Genus of plants in the family Brassicaceae

Goodenia cycnopotamica is a species of flowering plant in the Goodeniaceae family and is endemic to Australia, found in both South Australia and Western Australia. It is an annual herb with oblong to lance-shaped leaves and pink or lilac to white flowers.

==Description==
Goodenia cycnopotamica is an annual herb. The flower stalks are up to 25 cm long. Leaves oblong to oblanceolate, dentate to lyrate; lamina 2-6 cm long, 3-10 mm wide. The bracteoles are up to 15 mm long, and free. The sepals are free or nearly free, about 4 mm long, and are oblong to elliptic, and attached below the ovary. The pink, lilac to white corolla is 5 to 6 mm long, and hairy to almost smooth on the outside, while the inside is sometimes glabrous and sometimes not. There are no projections. The ovary has about four ovules. The capsule is globular. The seeds are wrinkled and 3 to 4 mm in diameter, with a comma-shaped body and broad wings. It flowers mainly from August to October.

==Taxonomy==
This species was first formally described in 1867 by Ferdinand von Mueller who gave it the name Velleia cycnopotamica in his Fragmenta phytographiae Australiae, from a specimen collected by James Drummond on the banks of the Swan River.
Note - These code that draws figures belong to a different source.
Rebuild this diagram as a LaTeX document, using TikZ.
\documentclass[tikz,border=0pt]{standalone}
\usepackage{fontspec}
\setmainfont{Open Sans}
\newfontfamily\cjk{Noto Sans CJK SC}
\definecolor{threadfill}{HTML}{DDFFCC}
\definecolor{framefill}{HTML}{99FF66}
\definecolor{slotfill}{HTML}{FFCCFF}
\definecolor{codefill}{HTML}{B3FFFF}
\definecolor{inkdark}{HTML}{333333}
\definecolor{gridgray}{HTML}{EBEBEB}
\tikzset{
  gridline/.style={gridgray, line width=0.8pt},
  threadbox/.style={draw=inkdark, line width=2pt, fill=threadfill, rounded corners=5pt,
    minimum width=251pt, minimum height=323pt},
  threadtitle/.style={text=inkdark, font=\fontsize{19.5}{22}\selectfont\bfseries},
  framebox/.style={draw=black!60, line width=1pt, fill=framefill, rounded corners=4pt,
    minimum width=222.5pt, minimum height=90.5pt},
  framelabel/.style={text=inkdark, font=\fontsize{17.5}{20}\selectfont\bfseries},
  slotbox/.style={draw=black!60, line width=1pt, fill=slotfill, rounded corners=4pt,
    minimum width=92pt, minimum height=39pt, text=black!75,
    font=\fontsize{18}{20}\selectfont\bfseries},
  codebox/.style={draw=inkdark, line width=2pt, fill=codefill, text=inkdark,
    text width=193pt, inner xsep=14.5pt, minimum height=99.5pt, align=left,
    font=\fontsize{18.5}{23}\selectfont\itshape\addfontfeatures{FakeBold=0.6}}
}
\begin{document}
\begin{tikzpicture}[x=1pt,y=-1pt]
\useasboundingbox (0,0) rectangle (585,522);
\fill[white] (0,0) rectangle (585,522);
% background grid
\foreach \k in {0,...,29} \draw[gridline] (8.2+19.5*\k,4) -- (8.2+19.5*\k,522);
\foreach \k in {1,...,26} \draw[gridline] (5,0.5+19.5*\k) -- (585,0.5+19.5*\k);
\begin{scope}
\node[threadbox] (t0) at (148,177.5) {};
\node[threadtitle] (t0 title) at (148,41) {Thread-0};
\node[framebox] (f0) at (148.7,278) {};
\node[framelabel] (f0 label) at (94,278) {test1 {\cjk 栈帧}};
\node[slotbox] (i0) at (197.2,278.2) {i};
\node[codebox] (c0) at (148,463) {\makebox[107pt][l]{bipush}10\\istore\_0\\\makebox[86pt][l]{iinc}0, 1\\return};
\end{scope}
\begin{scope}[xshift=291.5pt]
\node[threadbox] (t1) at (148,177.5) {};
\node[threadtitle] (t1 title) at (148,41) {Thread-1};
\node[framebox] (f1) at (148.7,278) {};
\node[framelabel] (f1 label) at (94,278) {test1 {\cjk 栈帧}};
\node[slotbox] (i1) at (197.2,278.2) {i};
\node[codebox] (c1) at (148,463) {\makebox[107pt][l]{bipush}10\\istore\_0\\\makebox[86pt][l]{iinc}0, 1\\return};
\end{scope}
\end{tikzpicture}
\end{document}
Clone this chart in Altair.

In 2020, Kelly Anne Shepherd and others transferred it to the genus Goodenia, based on nuclear, chloroplast and mitochondrial data.

==Distribution==
Goodenia cycnopotamica is found in the Avon Wheatbelt, Carnarvon, Coolgardie, Esperance Plains, Geraldton Sandplains, Great Victoria Desert, Jarrah Forest, Mallee, Murchison and Yalgoo bioregions of Western Australia, and on the Eyre Peninsula of South Australia.